Each line that contains the word "this" counts once; give the total for the records below and nothing else.

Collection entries
○ ○ ○ ○ ○
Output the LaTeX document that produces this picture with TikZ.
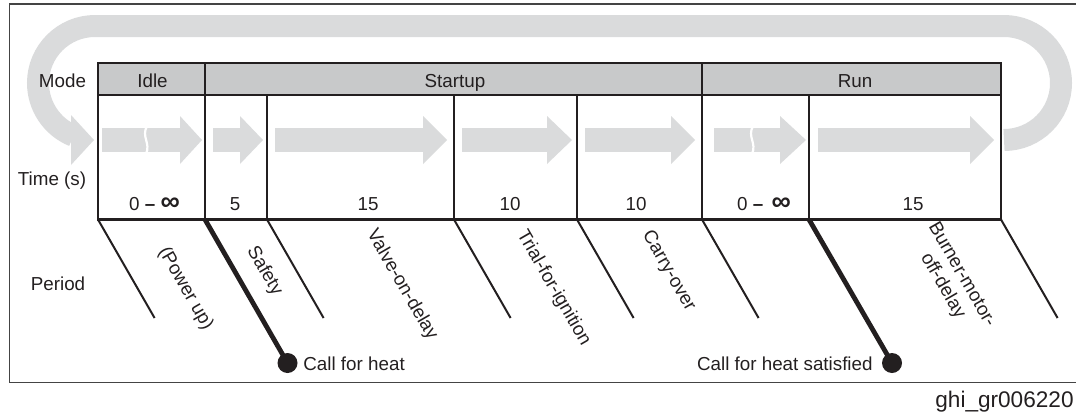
\documentclass[tikz,border=0pt]{standalone}
\usepackage{fontspec}
\setmainfont{Liberation Sans}
\definecolor{ink}{HTML}{231F20}
\definecolor{arr}{HTML}{DADBDC}
\definecolor{hdr}{HTML}{C8C9CA}
\definecolor{framec}{HTML}{444444}
\newcommand\barw[3]{\fill[arr] (#1,128) rectangle (#2,152); \fill[arr] (#2,116) -- (#3,140) -- (#2,164) -- cycle;}
\newcommand\brkw[1]{\draw[white, line width=1.1pt] (#1+1,126) .. controls (#1-5,137) and (#1+5,143) .. (#1,154);}
\newcommand\infsym{{\fontsize{13.5pt}{13.5pt}\selectfont\bfseries ∞}}
\begin{document}
\begin{tikzpicture}[x=0.5pt,y=-0.5pt,
  lbl/.style={font=\fontsize{9.4pt}{11pt}\selectfont, inner sep=0pt, text=ink},
  tbl/.style={draw=ink, line width=1.1pt},
  thinln/.style={draw=ink, line width=1pt},
  thickln/.style={draw=ink, line width=2.4pt},
  band/.style={draw=arr, line width=11pt},
  dot/.style={circle, fill=ink, inner sep=0pt, minimum size=10pt}]
\useasboundingbox (0,0) rectangle (1076,413);
% frame (open on the right)
\draw[framec, line width=0.75pt] (1080,4) -- (9.5,4) -- (9.5,382.7) -- (1080,382.7);
% loop band
\draw[band] (1004,140) arc[start angle=90, end angle=-90, radius=57] -- (95,26) arc[start angle=270, end angle=112, radius=57];
\fill[arr] (71,115) -- (94,140) -- (71,165) -- cycle;
% block arrows
\barw{102}{180}{202}
\brkw{146}
\barw{213}{240}{263}
\barw{275}{423}{447}
\barw{462}{547}{572}
\barw{585}{671}{695}
\barw{714}{780}{806}
\brkw{752}
\barw{818}{970}{994}
% table
\fill[hdr] (98,63) rectangle (1001,95);
\draw[tbl] (98,63) rectangle (1001,219.5);
\draw[tbl] (98,95) -- (1001,95);
\foreach \x in {205,702} \draw[tbl] (\x,63) -- (\x,219.5);
\foreach \x in {267,454,577,809} \draw[tbl] (\x,95) -- (\x,219.5);
% header texts
\node[lbl, anchor=base] (mode) at (62.5,87) {Mode};
\node[lbl, anchor=base] (idle) at (152.5,87) {Idle};
\node[lbl, anchor=base] (startup) at (455,87) {Startup};
\node[lbl, anchor=base] (run) at (855,87) {Run};
\node[lbl, anchor=base] (time) at (52,185) {Time (s)};
\node[lbl, anchor=base] (v1) at (154.5,210.7) {0 \textbf{–} \infsym};
\node[lbl, anchor=base] (v2) at (235,210.7) {5};
\node[lbl, anchor=base] (v3) at (368,210.7) {15};
\node[lbl, anchor=base] (v4) at (510,210.7) {10};
\node[lbl, anchor=base] (v5) at (636,210.7) {10};
\node[lbl, anchor=base] (v6) at (764,210.7) {0 \textbf{–} \,\infsym};
\node[lbl, anchor=base] (v7) at (913,210.7) {15};
\node[lbl, anchor=base] (period) at (58,290.7) {Period};
% diagonals
\foreach \x in {98,267,454,577,702,1001} \draw[thinln] (\x,219.5) -- ++(56.6,98.5);
\node[dot] (d1) at (287.5,363) {};
\node[dot] (d2) at (892,363) {};
\coordinate (t1) at (205,219.5);
\coordinate (t2) at (809,219.5);
\draw[thickln] (t1) -- (d1.center);
\draw[thickln] (t2) -- (d2.center);
\node[lbl, anchor=base west] (cfh) at (303,370) {Call for heat};
\node[lbl, anchor=base east] (cfhs) at (873,370) {Call for heat satisfied};
% rotated period labels
\node[lbl, rotate=-60] (p1) at (185.5,288.5) {(Power up)};
\node[lbl, rotate=-60] (p2) at (264.5,271) {Safety};
\node[lbl, rotate=-60] (p3) at (402,285) {Valve-on-delay};
\node[lbl, rotate=-60] (p4) at (553.5,288) {Trial-for-ignition};
\node[lbl, rotate=-60] (p5) at (668.5,271) {Carry-over};
\node[lbl, rotate=-60, align=center] (p6) at (952,280.5) {Burner-motor-\\off-delay};
% figure id
\node[font=\fontsize{11.3pt}{13pt}\selectfont, anchor=base east, inner sep=0pt, text=ink] (fid) at (1074,407) {ghi\_gr006220};
\end{tikzpicture}
\end{document}
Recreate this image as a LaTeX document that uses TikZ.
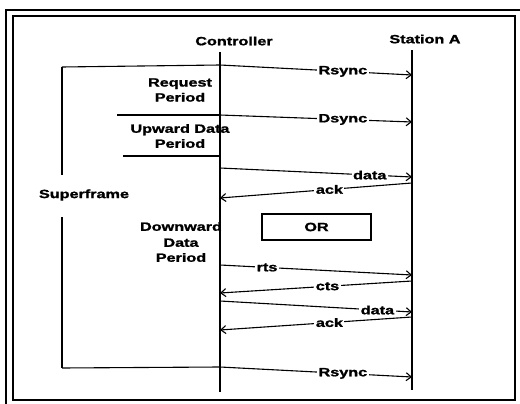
\documentclass[tikz,border=0pt]{standalone}
\usepackage{fontspec}
\usepackage{graphicx}
\setmainfont{Liberation Sans}[BoldFeatures={FakeBold=1.3}]
\usetikzlibrary{arrows.meta}
\newcommand\wt[1]{\scalebox{1.35}[1]{#1}}
\begin{document}
\begin{tikzpicture}[x=1pt,y=-1pt,
  lbl/.style={font=\fontsize{12}{15}\selectfont\bfseries, inner sep=0pt, align=center},
  onl/.style={font=\fontsize{12}{15}\selectfont\bfseries, fill=white, inner xsep=1.5pt, inner ysep=1pt},
  life/.style={line width=1.3pt},
  msg/.style={line width=1.1pt, -{Straight Barb[length=5pt,width=8pt,line width=1.1pt]}},
  brk/.style={line width=1.1pt},
  frame/.style={line width=1.4pt}]
\useasboundingbox (0,0) rectangle (520,404);
% frames
\draw[frame] (6,10) rectangle (530,412);
\draw[frame] (13,16) rectangle (515,400);
% labels
\node[lbl] (ctl) at (234,41) {\wt{Controller}};
\node[lbl] (sta) at (425,39) {\wt{Station A}};
\node[lbl] (req) at (180,90) {\wt{Request}\\\wt{Period}};
\node[lbl] (up) at (180,136) {\wt{Upward Data}\\\wt{Period}};
\node[lbl] (down) at (181,242) {\wt{Downward}\\[1pt]\wt{Data}\\\wt{Period}};
\node[lbl] (sf) at (84,195) {\wt{Superframe}};
\node[draw, line width=1.1pt, minimum width=109pt, minimum height=26pt, inner sep=0pt,
      font=\fontsize{12}{15}\selectfont\bfseries] (or) at (316.5,227) {\wt{OR}};
% lifelines
\coordinate (c0) at (220,52); \coordinate (c1) at (220,392);
\coordinate (s0) at (412,50); \coordinate (s1) at (412,390);
\draw[life] (c0) -- (c1);
\draw[life] (s0) -- (s1);
% superframe bracket
\coordinate (sfTop) at (62,67);
\coordinate (sfBot) at (62,368);
\coordinate (sfA) at (62,175);
\coordinate (sfB) at (62,217);
\draw[brk] (sfTop) -- (sfA);
\draw[brk] (sfB) -- (sfBot);
% message endpoints
\coordinate (r1c) at (220,65);  \coordinate (r1s) at (412,75);
\coordinate (d1l) at (117,115); \coordinate (d1c) at (220,115); \coordinate (d1s) at (412,122);
\coordinate (u1l) at (123,156); \coordinate (u1c) at (220,156);
\coordinate (da1c) at (220,168); \coordinate (da1s) at (412,177);
\coordinate (ak1s) at (412,183); \coordinate (ak1c) at (220,198);
\coordinate (rtc) at (220,265); \coordinate (rts) at (412,275);
\coordinate (cts) at (412,281); \coordinate (ctc) at (220,293);
\coordinate (da2c) at (220,301); \coordinate (da2s) at (412,312);
\coordinate (ak2s) at (412,317); \coordinate (ak2c) at (220,330);
\coordinate (r2c) at (220,367); \coordinate (r2s) at (412,377);
% bracket/period lines
\draw[brk] (sfTop) -- (r1c);
\draw[brk] (d1l) -- (d1c);
\draw[brk] (u1l) -- (u1c);
\draw[brk] (sfBot) -- (r2c);
% messages
\draw[msg] (r1c) -- node[onl, pos=0.64] {\wt{Rsync}} (r1s);
\draw[msg] (d1c) -- node[onl, pos=0.64] {\wt{Dsync}} (d1s);
\draw[msg] (da1c) -- node[onl, pos=0.78] {\wt{data}} (da1s);
\draw[msg] (ak1s) -- node[onl, pos=0.43] {\wt{ack}} (ak1c);
\draw[msg] (rtc) -- node[onl, pos=0.245] {\wt{rts}} (rts);
\draw[msg] (cts) -- node[onl, pos=0.44] {\wt{cts}} (ctc);
\draw[msg] (da2c) -- node[onl, pos=0.82] {\wt{data}} (da2s);
\draw[msg] (ak2s) -- node[onl, pos=0.43] {\wt{ack}} (ak2c);
\draw[msg] (r2c) -- node[onl, pos=0.64] {\wt{Rsync}} (r2s);
\end{tikzpicture}
\end{document}
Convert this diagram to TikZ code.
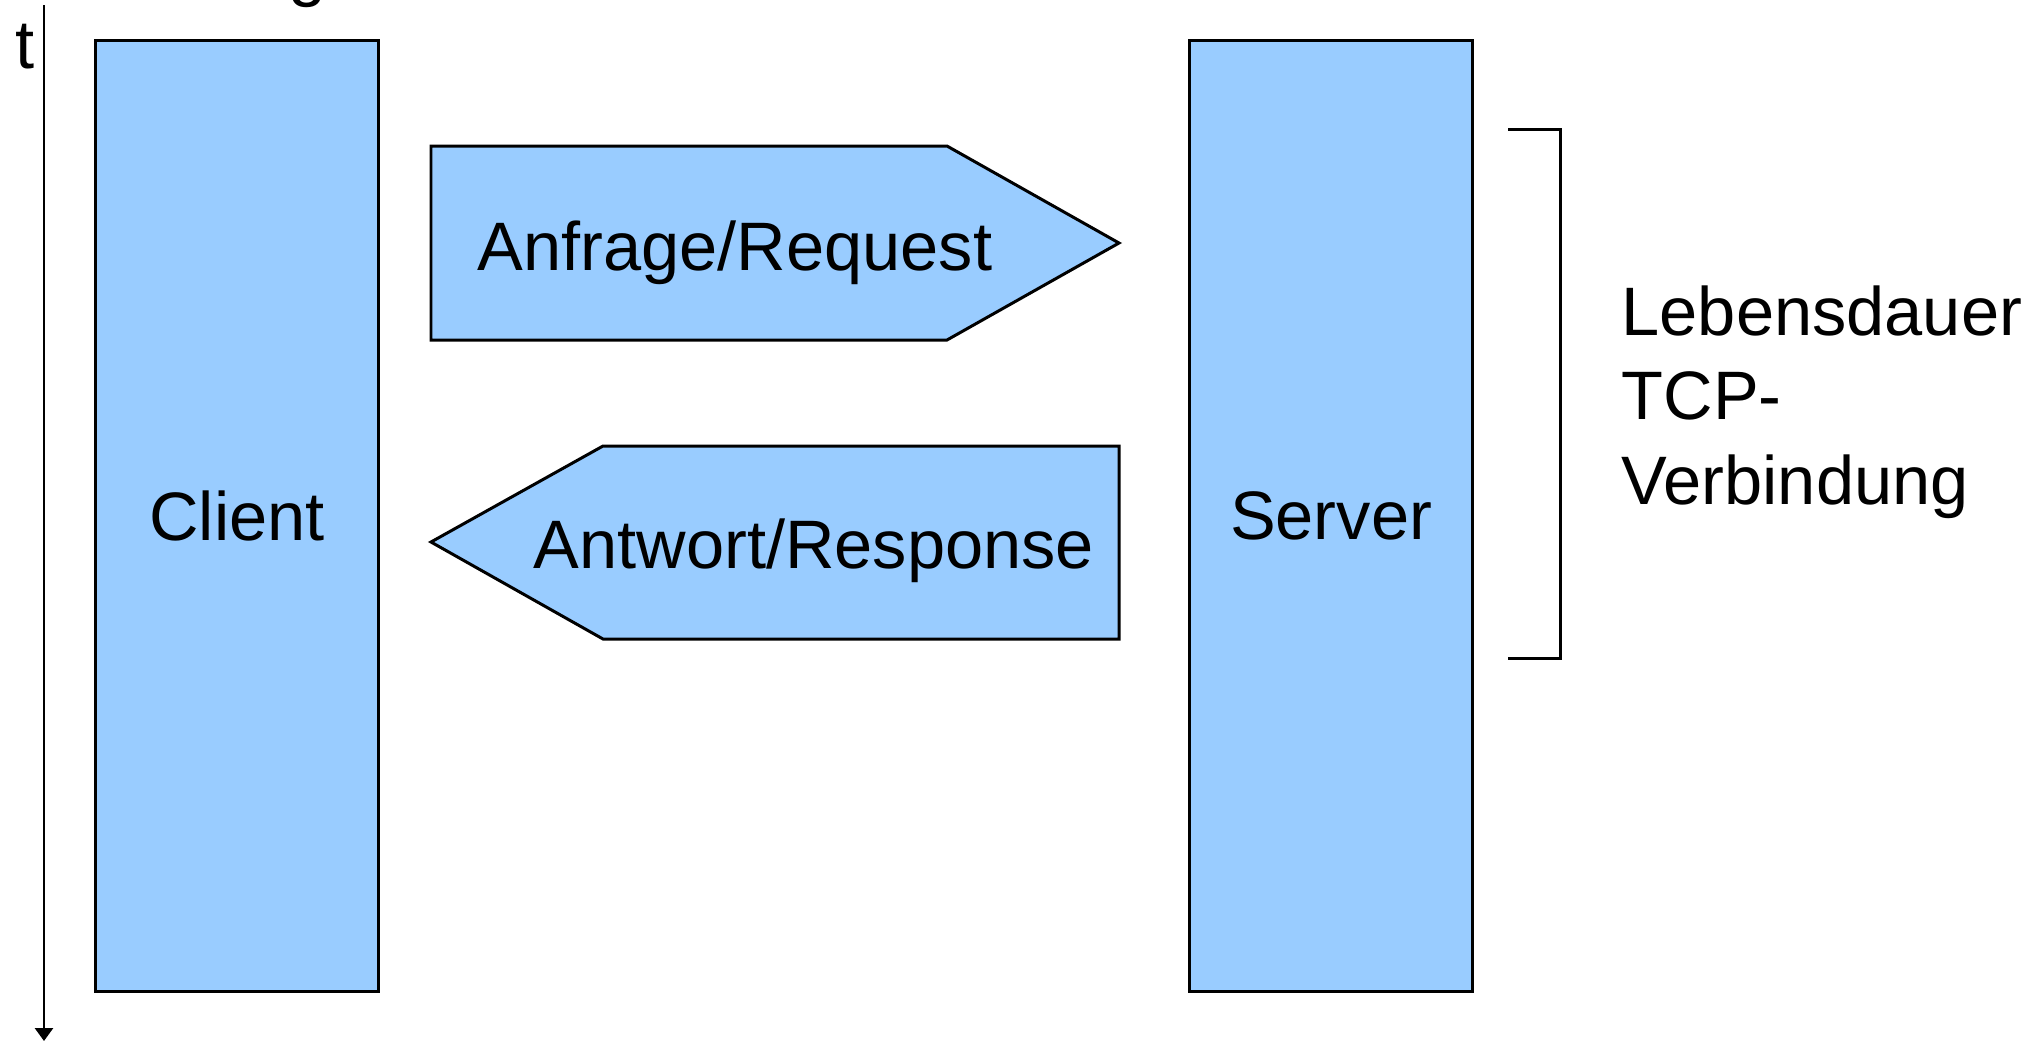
\documentclass[tikz,border=0pt]{standalone}
\usepackage{fontspec}
\setmainfont{Liberation Sans}
\usetikzlibrary{arrows.meta}
\definecolor{boxblue}{HTML}{99CCFF}

\begin{document}
\begin{tikzpicture}[
	x=0.01cm, y=-0.01cm,
	font=\fontsize{19.5}{24}\selectfont,
	box/.style={ draw, line width=0.85pt, fill=boxblue, inner sep=0pt, minimum width=2.82cm, minimum height=9.51cm },
	msg/.style={ draw, line width=0.85pt, fill=boxblue, line join=miter },
	txt/.style={ inner sep=0pt, anchor=base west },
	axis/.style={ line width=0.8pt, -{Triangle[width=0.18cm,length=0.13cm]} }
]
\useasboundingbox (0,0) rectangle (2038,1041);

\begin{scope}
\clip (0,0) rectangle (2038,1041);
\node at (288,-6.5) (cut) [txt] {g};
\end{scope}

\coordinate (tstart) at (44,5);
\coordinate (tend) at (44,1041);
\draw[axis] (tstart) -- (tend);
\node at (15,68) (t) [txt] {t};

\node at (237,516) (client) [box] {Client};
\node at (1331,516) (server) [box] {Server};

\draw[msg] (431,146) -- (947,146) -- (1119,243) -- (947,340) -- (431,340) -- cycle;
\node at (477,270) (req) [txt] {Anfrage/Request};
\draw[msg] (1119,446) -- (603,446) -- (431,542) -- (603,639) -- (1119,639) -- cycle;
\node at (533,568) (resp) [txt] {Antwort/Response};

\draw[line width=0.85pt] (1508,129) -- (1560,129) -- (1560,658) -- (1508,658);
\node at (1621,504) (life) [txt, align=left] {Lebensdauer\\TCP-\\Verbindung};

\end{tikzpicture}
\end{document}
○ ○ ○ ○ ○
REPLY TO THE EXERCISE
3